Wednesday, September 12, 2007

My Best Day...


Recently, I celebrated my 57th birthday, just one week shy of the Nativity of Our Lady Herself...on 1 Sept. I am very happy to have been born in the same month as the Mother of All People, and I love Her for the fact that She loves me!
I was also able to celebrate with my family the fact that our son and his wife are expecting a firstborn on or near 14 Mar, 2008 ~ our first Grandchild...what a joyous event and one that I await with bated breath...
He is the first of our children to be married, so this is a whole new ballgame for me; and the fact that the news came to me on my birthday just made the day even sweeter!
I was able to go before Our Lady on Her special Feast and tell Her all that was in my heart ~ my feelings for Her and Her Son, for my own son, and for his child, son or daughter.
I am already in love with this baby ~ it matters not one whit to me whether it is a boy or a girl ~ I will probably spoil him or her shamelessly, LOL, and hold onto the years as they pass, just as I have with my own children!
My arms already ache to hold this new life; I will want to be nearby every day. I feel almost as if I were the one who is pregnant...counting the very days until I can count the fingers and toes, coax the first smiles, sing to sleep...
I imagine sometimes how Our Lady must have felt as She looked forward to the Birth of Her own Divine Son...did it fully register in Her mind how it would be? Did She anxiously await the day as much as any mother? Or did She occupy Her mind with day-to-day activities, as She had before She gave Her Fiat? I believe it was both...She knew He was the Son of God, no ordinary man; She had been chosen, and She knew it! She sang Her Magnificat to Elizabeth and held all these things in Her Heart. She must have wanted to shout it from the hilltops!
All of the grief that a new mother goes through ~ will my baby be early or late, making me sick all the while? will my baby be healthy or sickly? will my baby be born with no complications? ~ the wondering and waiting seems interminable, and yet it is only a few months.
True, I am not pregnant. I have been through all of that, ten times over...I have raised my family, for better or for worse. I watch my children now and I remember how they were.

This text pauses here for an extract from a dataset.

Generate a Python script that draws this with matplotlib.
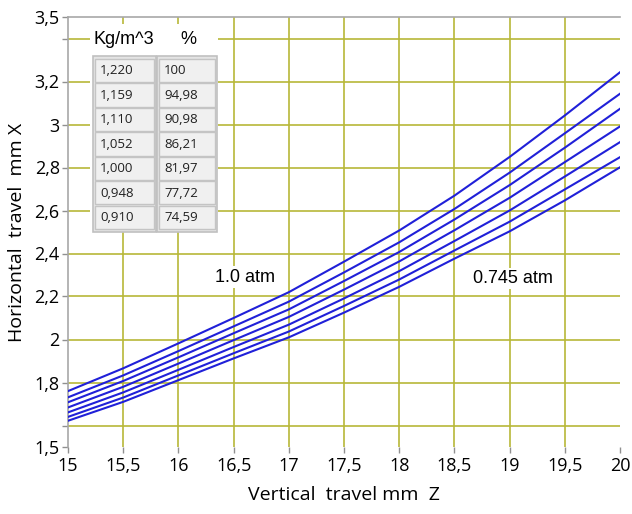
import numpy as np
import matplotlib.pyplot as plt
from matplotlib.patches import Rectangle

# vertical travel (mm Z)
x_mm = [15, 15.5, 16, 16.5, 17, 17.5, 18, 18.5, 19, 19.5, 20]

# horizontal travel (mm X), one curve per air density
h_1220 = [1.760, 1.866, 1.982, 2.100, 2.220, 2.362, 2.507, 2.669, 2.849, 3.042, 3.243]
h_1159 = [1.731, 1.833, 1.946, 2.061, 2.176, 2.312, 2.452, 2.607, 2.776, 2.959, 3.143]
h_1110 = [1.708, 1.807, 1.917, 2.029, 2.140, 2.272, 2.407, 2.558, 2.718, 2.892, 3.073]
h_1052 = [1.684, 1.780, 1.888, 1.997, 2.105, 2.232, 2.363, 2.508, 2.659, 2.825, 2.991]
h_1000 = [1.661, 1.754, 1.859, 1.965, 2.069, 2.191, 2.318, 2.458, 2.600, 2.758, 2.918]
h_0948 = [1.640, 1.730, 1.833, 1.936, 2.037, 2.156, 2.279, 2.414, 2.548, 2.698, 2.848]
h_0910 = [1.622, 1.710, 1.811, 1.912, 2.010, 2.125, 2.245, 2.376, 2.503, 2.647, 2.801]
curves = [h_1220, h_1159, h_1110, h_1052, h_1000, h_0948, h_0910]

density = ['1,220', '1,159', '1,110', '1,052', '1,000', '0,948', '0,910']
percent = ['100', '94,98', '90,98', '86,21', '81,97', '77,72', '74,59']

x_ticks = [15, 15.5, 16, 16.5, 17, 17.5, 18, 18.5, 19, 19.5, 20]
x_labels = ['15', '15,5', '16', '16,5', '17', '17,5', '18', '18,5', '19', '19,5', '20']
y_ticks = [1.5, 1.6, 1.8, 2.0, 2.2, 2.4, 2.6, 2.8, 3.0, 3.2, 3.4, 3.5]
y_labels = ['1,5', '', '1,8', '2', '2,2', '2,4', '2,6', '2,8', '3', '3,2', '', '3,5']
y_grid = [1.6, 1.8, 2.0, 2.2, 2.4, 2.6, 2.8, 3.0, 3.2, 3.4]
x_grid = [15.5, 16, 16.5, 17, 17.5, 18, 18.5, 19, 19.5]

W, H = 632, 514
grid_c = '#b8b838'
line_c = '#2020d8'
edge_c = '#a8a8a8'
ui_font = ['Open Sans', 'DejaVu Sans']
arial = ['Liberation Sans', 'DejaVu Sans']


def fx(px):
     return px / W


def fy(py):
     return 1 - py / H


fig = plt.figure(figsize=(W / 100, H / 100), dpi=100)
ax = fig.add_axes([fx(68), fy(447), fx(620) - fx(68), fy(17) - fy(447)])

for g in y_grid:
     ax.axhline(g, color=grid_c, lw=1.2, zorder=1)
for g in x_grid:
     ax.axvline(g, color=grid_c, lw=1.2, zorder=1)

for c in curves:
     ax.plot(x_mm, c, color=line_c, lw=1.5, zorder=3)

ax.set_xlim(15, 20)
ax.set_ylim(1.5, 3.5)
ax.set_xticks(x_ticks)
ax.set_xticklabels(x_labels, fontfamily=ui_font, fontsize=13)
ax.set_yticks(y_ticks)
ax.set_yticklabels(y_labels, fontfamily=ui_font, fontsize=13)
ax.tick_params(axis='both', colors='#909090', length=4, width=1, labelcolor='black')
ax.tick_params(axis='x', pad=3)
ax.tick_params(axis='y', pad=2)

for s in ['right', 'bottom']:
     ax.spines[s].set_visible(False)
for s in ['left', 'top']:
     ax.spines[s].set_color(edge_c)
     ax.spines[s].set_linewidth(1.2)

ax.set_xlabel('Vertical  travel mm  Z', fontfamily=ui_font, fontsize=14, labelpad=8)
ax.set_ylabel('Horizontal  travel  mm X', fontfamily=ui_font, fontsize=14, labelpad=6)

box = dict(facecolor='white', edgecolor='none', pad=1.5)
ax.text(16.6, 2.29, '1.0 atm', fontfamily=arial, fontsize=13, ha='center', va='center',
        bbox=box, zorder=4)
ax.text(19.03, 2.284, '0.745 atm', fontfamily=arial, fontsize=13, ha='center', va='center',
        bbox=box, zorder=4)

# density table in the upper left corner
fig.patches.append(Rectangle((fx(90), fy(232)), fx(218) - fx(90), fy(24) - fy(232),
                             transform=fig.transFigure, facecolor='white', edgecolor='none'))
fig.text(fx(124), fy(40), 'Kg/m^3', fontfamily=arial, fontsize=13, ha='center', va='center')
fig.text(fx(188), fy(40), '%', fontfamily=arial, fontsize=13, ha='center', va='center')

row_h = 24.5
top = 58
for col, (x0, x1, vals) in enumerate([(93, 156, density), (157, 217, percent)]):
     fig.patches.append(Rectangle((fx(x0), fy(top + 7 * row_h + 2)), fx(x1) - fx(x0),
                                  fy(top - 2) - fy(top + 7 * row_h + 2),
                                  transform=fig.transFigure, facecolor='#e4e4e4',
                                  edgecolor='#c0c0c0', lw=1.2))
     for i, v in enumerate(vals):
          y0 = top + i * row_h
          fig.patches.append(Rectangle((fx(x0 + 2), fy(y0 + row_h - 0.5)), fx(x1 - 2) - fx(x0 + 2),
                                       fy(y0 + 0.5) - fy(y0 + row_h - 0.5),
                                       transform=fig.transFigure, facecolor='#f0f0f0',
                                       edgecolor='#c4c4c4', lw=1))
          fig.text(fx(x0 + 7), fy(y0 + row_h / 2 + 0.5), v, fontfamily=ui_font, fontsize=9.5,
                   ha='left', va='center', color='#202020')

fig.savefig('out.png', dpi=100)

Our Blessed Mother, the Mother of God Himself, given to us from the Cross of Her Divine and most Beloved Son Jesus Christ, this Woman from Whom all women everywhere take their cue ~ She went through it all Herself. She knew the pains and the joys of being a Mother, both the everyday tasks and the life-long adventure! She, too, watched Her Son grow up to be a Man, and yet remembering the whole time that He was also God.
Her own Motherhood was just like mine, and yet it was also completely different.
If He ever gave Her a surprise on Her birthday, I'm sure She loved it! I'm sure He brought Her a bouquet of flowers as a small Child. I'm sure He needed watching as He played. He was taught to pray, wield a tool in His foster-father's workshop, bring in the water jars, a myriad of things...
And all through the years of His growing up, He loved His Mother with all of His Sacred Heart.
I know that my son also loves me with all of his heart, just like Jesus loves His Mother. I know that this surprise of my first Grandchild was a weeks-long plan by him and his wife. I know that as my life goes on, my son will continue to bring me news of his life, his family, his work. And I will remember the happiness I felt at this wonderful news for the rest of my life.
Yes, my birthday this year was the best day! I received gifts from my other children as well, gifts that they planned out, spent time and money on, cards that they wrote out in secret...a beautiful hand-made portfolio from one daughter, a gift card from another, Art supplies from my other son, a lovely window hanging from two, dinner cards from others...
Any gift that Jesus gave to His Mother during His lifetime I am sure that She held onto with love in Her Immaculate Heart for the Son Whom She adores.
Just as I hold in my heart the memory of my Best Day, and all the joy that my children brought to me, their mother, that day...and the love that we, Our Lady and I, share as mothers and friends ourselves...that will remain in our hearts forever.